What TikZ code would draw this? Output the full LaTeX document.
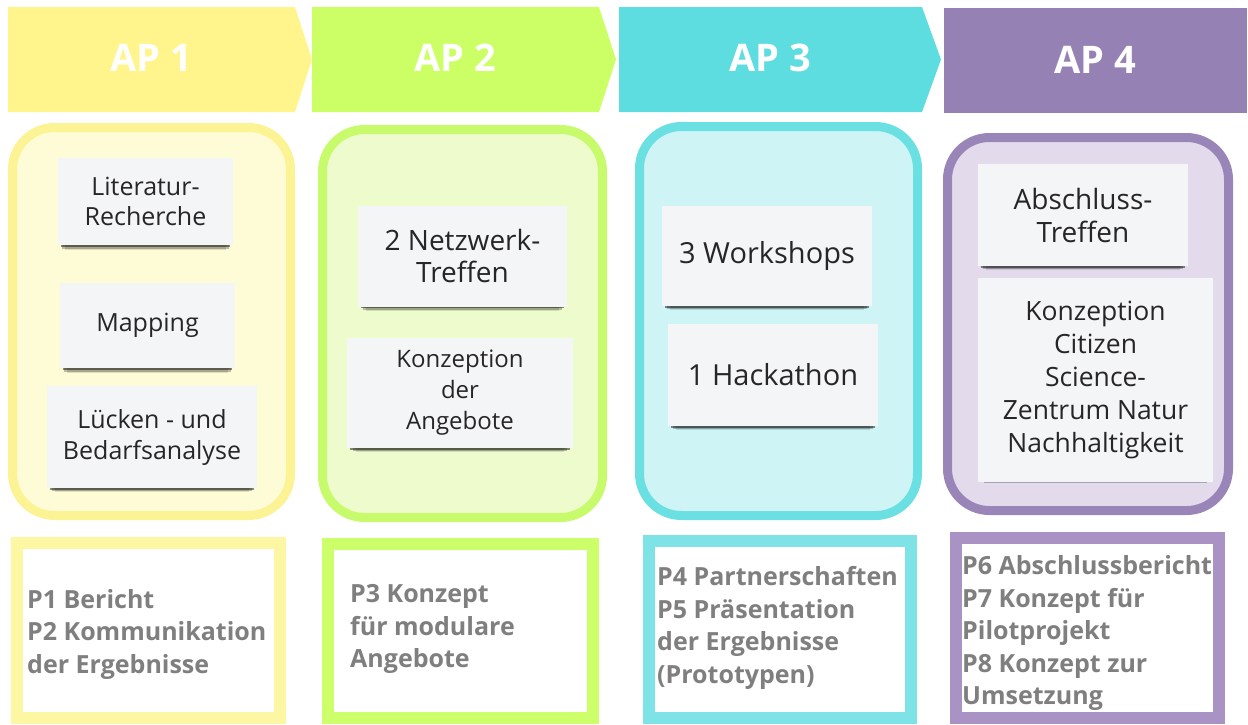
...
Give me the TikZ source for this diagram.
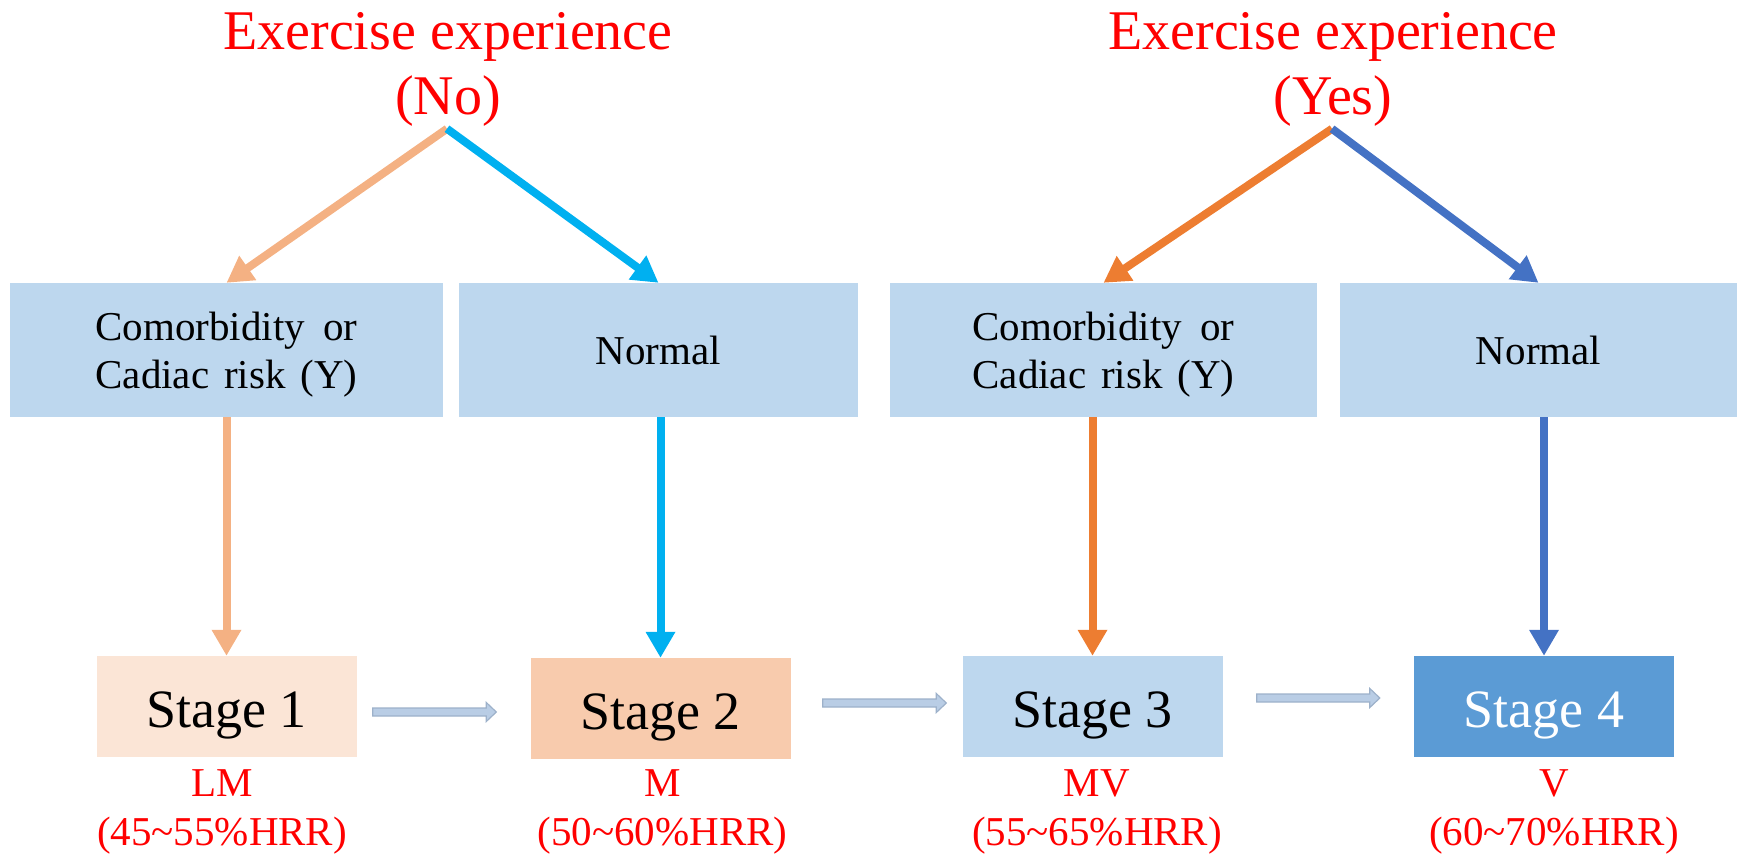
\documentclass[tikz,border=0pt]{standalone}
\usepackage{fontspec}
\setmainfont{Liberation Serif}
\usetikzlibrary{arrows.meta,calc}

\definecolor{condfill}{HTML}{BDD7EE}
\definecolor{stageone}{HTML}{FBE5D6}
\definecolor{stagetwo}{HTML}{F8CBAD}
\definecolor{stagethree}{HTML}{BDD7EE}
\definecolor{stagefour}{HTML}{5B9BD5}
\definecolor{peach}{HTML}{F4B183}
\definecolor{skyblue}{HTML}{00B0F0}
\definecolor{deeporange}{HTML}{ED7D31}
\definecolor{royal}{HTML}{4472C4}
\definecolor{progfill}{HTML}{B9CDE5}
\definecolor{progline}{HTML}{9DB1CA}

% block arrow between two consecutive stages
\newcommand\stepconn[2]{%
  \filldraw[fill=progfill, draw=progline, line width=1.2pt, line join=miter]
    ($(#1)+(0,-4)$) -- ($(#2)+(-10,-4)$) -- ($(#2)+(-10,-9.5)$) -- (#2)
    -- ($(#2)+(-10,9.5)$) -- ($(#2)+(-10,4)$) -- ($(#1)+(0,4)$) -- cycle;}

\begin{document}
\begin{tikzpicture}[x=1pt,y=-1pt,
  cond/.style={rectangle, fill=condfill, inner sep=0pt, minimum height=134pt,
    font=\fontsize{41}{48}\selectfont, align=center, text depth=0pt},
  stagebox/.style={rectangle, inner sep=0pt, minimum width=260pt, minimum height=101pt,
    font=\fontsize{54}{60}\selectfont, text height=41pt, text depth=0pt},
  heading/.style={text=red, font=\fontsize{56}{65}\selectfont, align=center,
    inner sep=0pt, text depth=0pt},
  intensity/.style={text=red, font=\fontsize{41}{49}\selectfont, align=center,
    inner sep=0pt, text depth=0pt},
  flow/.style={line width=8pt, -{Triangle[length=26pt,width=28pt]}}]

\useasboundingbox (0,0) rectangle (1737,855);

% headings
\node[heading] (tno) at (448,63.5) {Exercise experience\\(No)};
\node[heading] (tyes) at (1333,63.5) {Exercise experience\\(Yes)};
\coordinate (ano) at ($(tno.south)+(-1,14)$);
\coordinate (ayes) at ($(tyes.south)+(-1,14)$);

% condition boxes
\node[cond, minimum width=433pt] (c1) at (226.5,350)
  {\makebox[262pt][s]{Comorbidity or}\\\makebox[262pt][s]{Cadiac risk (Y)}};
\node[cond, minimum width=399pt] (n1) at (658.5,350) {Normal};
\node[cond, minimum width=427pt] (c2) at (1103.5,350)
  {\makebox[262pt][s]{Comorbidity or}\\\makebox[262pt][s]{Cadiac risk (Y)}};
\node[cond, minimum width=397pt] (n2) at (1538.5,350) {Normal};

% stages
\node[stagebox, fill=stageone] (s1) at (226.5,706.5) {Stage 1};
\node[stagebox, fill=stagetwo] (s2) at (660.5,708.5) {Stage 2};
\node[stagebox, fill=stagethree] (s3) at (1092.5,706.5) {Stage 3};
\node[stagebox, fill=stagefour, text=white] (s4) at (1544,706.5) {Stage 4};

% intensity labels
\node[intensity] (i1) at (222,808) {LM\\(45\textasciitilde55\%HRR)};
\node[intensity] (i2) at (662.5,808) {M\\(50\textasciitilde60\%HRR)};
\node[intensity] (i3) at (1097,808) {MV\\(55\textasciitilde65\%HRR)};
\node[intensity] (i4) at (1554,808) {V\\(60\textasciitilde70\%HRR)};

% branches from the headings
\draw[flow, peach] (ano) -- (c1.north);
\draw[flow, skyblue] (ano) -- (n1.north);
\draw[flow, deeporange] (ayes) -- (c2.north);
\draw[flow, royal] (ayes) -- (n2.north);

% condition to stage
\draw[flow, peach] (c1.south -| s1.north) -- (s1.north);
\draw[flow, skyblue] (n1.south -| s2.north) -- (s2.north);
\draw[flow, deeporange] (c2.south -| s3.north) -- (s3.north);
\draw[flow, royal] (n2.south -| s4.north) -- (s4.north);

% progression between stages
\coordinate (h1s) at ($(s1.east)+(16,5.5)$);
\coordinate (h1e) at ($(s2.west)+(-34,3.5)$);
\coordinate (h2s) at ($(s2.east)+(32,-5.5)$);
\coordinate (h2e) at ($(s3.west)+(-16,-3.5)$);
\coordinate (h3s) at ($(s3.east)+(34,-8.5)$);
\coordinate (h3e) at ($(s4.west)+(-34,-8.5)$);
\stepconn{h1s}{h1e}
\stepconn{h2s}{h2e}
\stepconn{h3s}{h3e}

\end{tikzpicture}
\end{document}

TO DO ▸ Give the count of lines that hold the word "this", with nothing added.

WRITTEN RESPONSE ▸ 2